Agriculture investment is rural investment
Although these initiatives to improve rural access are laudable, they have an obvious flaw. In simple terms, the benefit of moving around an area is proportional to the level of economic activity and opportunity available in both places. Connecting two rural towns without any notable trading potential or where neither basic social nor economic infrastructure exist would profit little. The state partly addressed this through a simultaneous focus on agriculture, the backbone of any rural economy. It is often said that agriculture investment is rural investment and it is easy to see why: 33% of urban dwellers in Nigeria own farmland compared to 80% of rural dwellers. A similar trend exists abroad; 850 million Indians live in rural areas, and nearly 60% of them depend on farming for survival.
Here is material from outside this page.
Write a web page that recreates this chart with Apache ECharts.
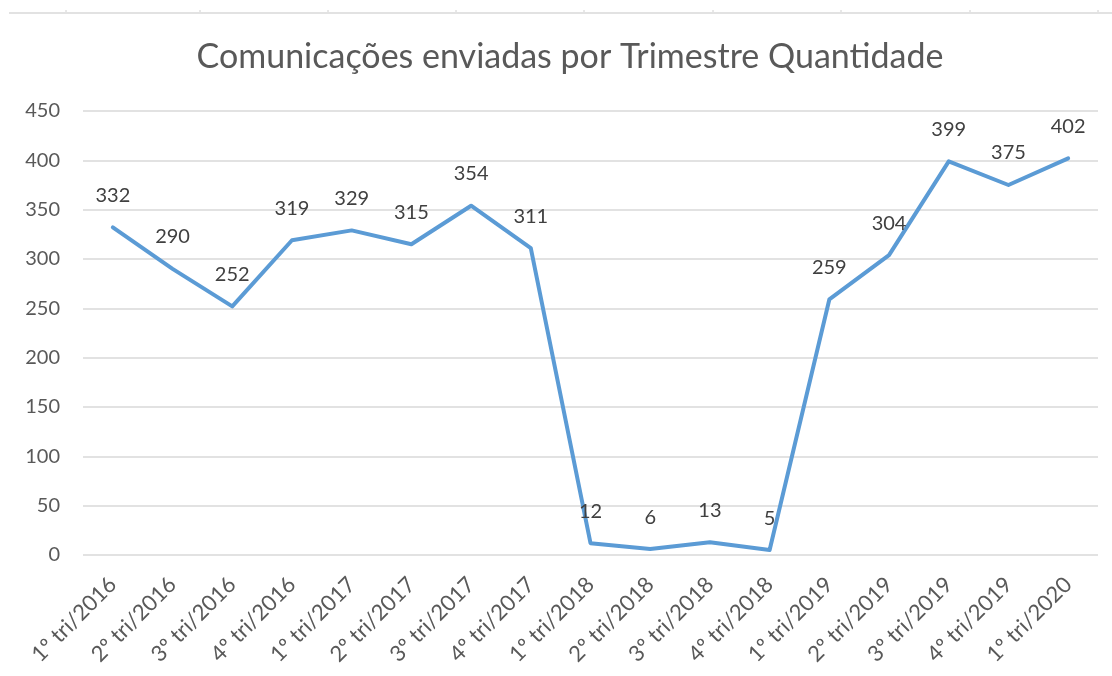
<!DOCTYPE html>
<html>
<head>
<meta charset="utf-8">
<script src="https://cdn.jsdelivr.net/npm/echarts@6/dist/echarts.min.js"></script>
<style>
  html, body { margin: 0; padding: 0; background: #fff; }
  #chart { width: 1112px; height: 676px; }
</style>
</head>
<body>
<div id="chart"></div>
<script>
// trimestres
var categories = ['1º tri/2016', '2º tri/2016', '3º tri/2016', '4º tri/2016',
  '1º tri/2017', '2º tri/2017', '3º tri/2017', '4º tri/2017',
  '1º tri/2018', '2º tri/2018', '3º tri/2018', '4º tri/2018',
  '1º tri/2019', '2º tri/2019', '3º tri/2019', '4º tri/2019', '1º tri/2020'];
// quantidade de comunicações
var quantidade = [332, 290, 252, 319, 329, 315, 354, 311, 12, 6, 13, 5, 259, 304, 399, 375, 402];

var font = 'Lato, "Open Sans", sans-serif';
var chart = echarts.init(document.getElementById('chart'));

// faixa cinza no topo (resto da planilha)
var topMarks = [66, 200, 328, 456, 584, 713, 841, 970, 1098];
var graphics = [{
  type: 'line', silent: true,
  shape: { x1: 9, y1: 13, x2: 1112, y2: 13 },
  style: { stroke: '#e2e2e2', lineWidth: 2 }
}];
topMarks.forEach(function (x) {
  graphics.push({
    type: 'line', silent: true,
    shape: { x1: x, y1: 10, x2: x, y2: 12 },
    style: { stroke: '#d0d0d0', lineWidth: 1 }
  });
});

var option = {
  backgroundColor: '#ffffff',
  animation: false,
  title: {
    text: 'Comunicações enviadas por Trimestre Quantidade',
    left: 565,
    top: 35,
    textAlign: 'center',
    textStyle: { fontFamily: font, fontSize: 34, fontWeight: 'normal', color: '#595959' }
  },
  graphic: graphics,
  grid: { left: 83, right: 14, top: 111, bottom: 121 },
  xAxis: {
    type: 'category',
    data: categories,
    boundaryGap: true,
    axisLine: { show: false },
    axisTick: { show: false },
    axisLabel: {
      rotate: 45,
      margin: 26,
      interval: 0,
      fontFamily: font,
      fontSize: 22,
      color: '#595959'
    }
  },
  yAxis: {
    type: 'value',
    min: 0,
    max: 450,
    interval: 50,
    axisLine: { show: false },
    axisTick: { show: false },
    axisLabel: { margin: 23, fontFamily: font, fontSize: 20, color: '#595959' },
    splitLine: { lineStyle: { color: '#d9d9d9', width: 1.5 } }
  },
  series: [{
    name: 'Quantidade',
    type: 'line',
    data: quantidade,
    symbol: 'circle',
    symbolSize: 0,
    showSymbol: true,
    itemStyle: { color: '#5b9bd5' },
    lineStyle: { color: '#5b9bd5', width: 4, cap: 'round', join: 'round' },
    label: {
      show: true,
      position: 'top',
      distance: 22,
      fontFamily: font,
      fontSize: 20,
      color: '#404040'
    }
  }]
};
chart.setOption(option);
</script>
</body>
</html>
Apart from increasing capital spending on agriculture—from ₦1 billion in 2010 to ₦9 billion in 2018, the Osun strategy centred around three pieces: access to inputs, access to credit, and access to markets. In terms of inputs, the state distributed seedlings (cocoa, oil palm, etc.) to rural farmers, as well as subsidised fertilisers through distribution centres in each local government. The state also refurbished warehouses in Oyan (abandoned since 1991) and Osogbo, with a combined storage capacity of 1,500 metric tonnes, along with nearly 100 smaller temporary storage facilities. Storage facilities are crucial because storage constraints often prevent smallholder farmers from expanding output for fear that it would be wasted if they cannot quickly sell it. In extreme situations, it dissuades them from cultivating arable portions of their land.
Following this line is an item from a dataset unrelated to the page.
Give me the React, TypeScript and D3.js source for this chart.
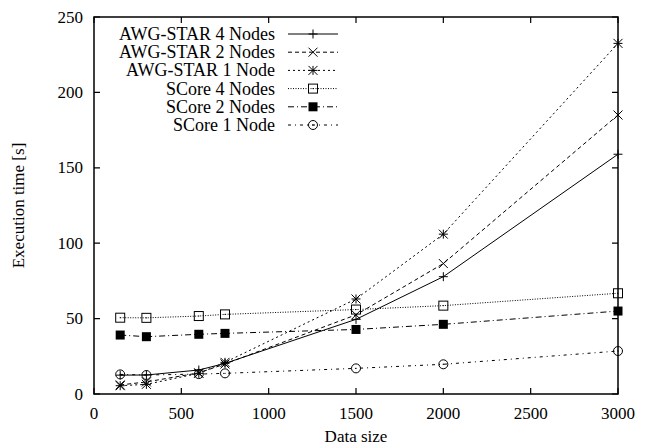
import { useRef, useEffect } from 'react';
import * as d3 from 'd3';

const sizes = [150, 300, 600, 750, 1500, 2000, 3000];

const awg4 = [12.5, 12.6, 15.9, 20.3, 49.5, 77.8, 159];
const awg2 = [6.0, 8.0, 14.0, 19.9, 52.5, 86.5, 185];
const awg1 = [5.5, 6.4, 13.7, 21.0, 63.0, 106, 232.5];
const score4 = [50.6, 50.5, 51.7, 52.8, 56.0, 58.6, 66.8];
const score2 = [39.1, 38.0, 39.6, 40.2, 42.8, 46.2, 55.0];
const score1 = [13.0, 12.6, 13.2, 13.7, 17.0, 19.7, 28.5];

const xTicks = [0, 500, 1000, 1500, 2000, 2500, 3000];
const yTicks = [0, 50, 100, 150, 200, 250];

const series = [
  { name: 'AWG-STAR 4 Nodes', values: awg4, dash: null, marker: 'plus' },
  { name: 'AWG-STAR 2 Nodes', values: awg2, dash: '4,3', marker: 'cross' },
  { name: 'AWG-STAR 1 Node', values: awg1, dash: '2,3', marker: 'star' },
  { name: 'SCore 4 Nodes', values: score4, dash: '1,1.5', marker: 'box' },
  { name: 'SCore 2 Nodes', values: score2, dash: '6,3,1,3', marker: 'fbox' },
  { name: 'SCore 1 Node', values: score1, dash: '3,4,1,4', marker: 'circle' },
];

const drawMarker = (g, type, cx, cy) => {
  const r = 4.5;
  const stroke = '#000';
  if (type === 'plus') {
    g.append('path').attr('d', `M${cx - r},${cy}H${cx + r}M${cx},${cy - r}V${cy + r}`).attr('stroke', stroke).attr('fill', 'none');
  } else if (type === 'cross') {
    g.append('path').attr('d', `M${cx - r},${cy - r}L${cx + r},${cy + r}M${cx - r},${cy + r}L${cx + r},${cy - r}`).attr('stroke', stroke).attr('fill', 'none');
  } else if (type === 'star') {
    g.append('path').attr('d', `M${cx - r},${cy}H${cx + r}M${cx},${cy - r}V${cy + r}M${cx - r},${cy - r}L${cx + r},${cy + r}M${cx - r},${cy + r}L${cx + r},${cy - r}`).attr('stroke', stroke).attr('fill', 'none');
  } else if (type === 'box') {
    g.append('rect').attr('x', cx - r).attr('y', cy - r).attr('width', 2 * r).attr('height', 2 * r).attr('stroke', stroke).attr('fill', 'none');
    g.append('rect').attr('x', cx - 0.5).attr('y', cy - 0.5).attr('width', 1).attr('height', 1).attr('fill', stroke);
  } else if (type === 'fbox') {
    g.append('rect').attr('x', cx - r).attr('y', cy - r).attr('width', 2 * r).attr('height', 2 * r).attr('fill', stroke);
  } else if (type === 'circle') {
    g.append('circle').attr('cx', cx).attr('cy', cy).attr('r', r).attr('stroke', stroke).attr('fill', 'none');
    g.append('circle').attr('cx', cx).attr('cy', cy).attr('r', 0.7).attr('fill', stroke);
  }
};

const App = () => {
  const ref = useRef(null);

  useEffect(() => {
    const svg = d3.select(ref.current);
    svg.selectAll('*').remove();
    const width = 654, height = 447;
    const margin = { top: 17, right: 36, bottom: 53, left: 94 };
    const x = d3.scaleLinear().domain([0, 3000]).range([margin.left, width - margin.right]);
    const y = d3.scaleLinear().domain([0, 250]).range([height - margin.bottom, margin.top]);
    const font = '"Liberation Serif", "DejaVu Serif", serif';
    const tl = 6;

    // frame
    svg.append('rect')
      .attr('x', x(0)).attr('y', y(250))
      .attr('width', x(3000) - x(0)).attr('height', y(0) - y(250))
      .attr('fill', 'none').attr('stroke', '#000').attr('stroke-width', 1.5);

    // ticks (gnuplot style: inward, mirrored)
    xTicks.forEach(t => {
      svg.append('path').attr('d', `M${x(t)},${y(0)}v${-tl}M${x(t)},${y(250)}v${tl}`).attr('stroke', '#000').attr('stroke-width', 1.2);
      svg.append('text').attr('x', x(t)).attr('y', y(0) + 25).attr('text-anchor', 'middle')
        .attr('font-family', font).attr('font-size', 17).text(t);
    });
    yTicks.forEach(t => {
      svg.append('path').attr('d', `M${x(0)},${y(t)}h${tl}M${x(3000)},${y(t)}h${-tl}`).attr('stroke', '#000').attr('stroke-width', 1.2);
      svg.append('text').attr('x', x(0) - 11).attr('y', y(t) + 5.5).attr('text-anchor', 'end')
        .attr('font-family', font).attr('font-size', 17).text(t);
    });

    svg.append('text').attr('x', (x(0) + x(3000)) / 2).attr('y', 442).attr('text-anchor', 'middle')
      .attr('font-family', font).attr('font-size', 17).text('Data size');
    svg.append('text').attr('transform', `translate(24, ${(y(0) + y(250)) / 2}) rotate(-90)`)
      .attr('text-anchor', 'middle').attr('font-family', font).attr('font-size', 17).text('Execution time [s]');

    const line = d3.line().x(d => x(d[0])).y(d => y(d[1]));

    series.forEach((s, i) => {
      const pts = sizes.map((v, j) => [v, s.values[j]]);
      const g = svg.append('g');
      g.append('path').attr('d', line(pts)).attr('fill', 'none').attr('stroke', '#000').attr('stroke-width', 1)
        .attr('stroke-dasharray', s.dash);
      pts.forEach(p => drawMarker(g, s.marker, x(p[0]), y(p[1])));

      // legend
      const ly = 34 + i * 18.2;
      svg.append('text').attr('x', 275).attr('y', ly + 6).attr('text-anchor', 'end')
        .attr('font-family', font).attr('font-size', 18).text(s.name);
      svg.append('path').attr('d', `M288,${ly}H338`).attr('stroke', '#000').attr('stroke-width', 1)
        .attr('stroke-dasharray', s.dash);
      drawMarker(svg.append('g'), s.marker, 313, ly);
    });
  }, []);

  return <svg ref={ref} width={654} height={447} style={{ position: 'absolute', left: 0, top: 0 }}></svg>;
};

export default App;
In line with the broader federal strategy of expanding credit to the agriculture sector, over ₦2.5 billion was disbursed to farmers through farming cooperatives, ostensibly to boost the chances of the farmers repaying their debt. Given the long gestation period of rural development policies, the state institutionalised a number of these interventions; a law was enacted to create a land bank for the state, while the Governor passed an Executive Order to set up the Agriculture Land Planning & Development Authority, which would ensure adequate land validation, allocation, and so on. The overall results were quite impressive as the state recorded a 50% growth in agriculture GDP per capita in just under a decade.
Taking it a step further
Direct intervention in rural areas is useful at the early stage of development but the government’s role would need to shift to an enabler in time. For example, direct fertiliser distribution has its limits and state governments can learn from the public-private approach framework used in the Growth Enhancement Support Scheme (GESS). More generally, the next level of innovation would need to focus on boosting productivity by several levels and that usually means leveraging technology and addressing inhibitive farming practices. Finally, most food demand comes from urban areas (inside and outside the state) so diversifying and matching investment and efforts to successfully piggyback on urban economic growth and rising demand is key, particularly in light of a national policy of food security and food self-sufficiency. The principle behind this was employed to some extent in Osun State as local farmers were included in the value chain for O-MEALS, the government’s flagship school-feeding program which ran across the state. In fact, over half of the farm produce used as part of the O-MEALS program was provided by farmers involved in one of the government’s cooperatives-led credit disbursement schemes.
When it comes to rural development in Nigeria, the stakes could not be higher. Emulating the approaches used in other countries is always an option, but the experience of particular states in the country like Osun, serves as arguably a better sounding board for what can work in different parts of Nigeria. Ultimately, poverty alleviation and economic growth would require a better understanding of rural economies. Cities are all alike; every rural area is rural in its own way.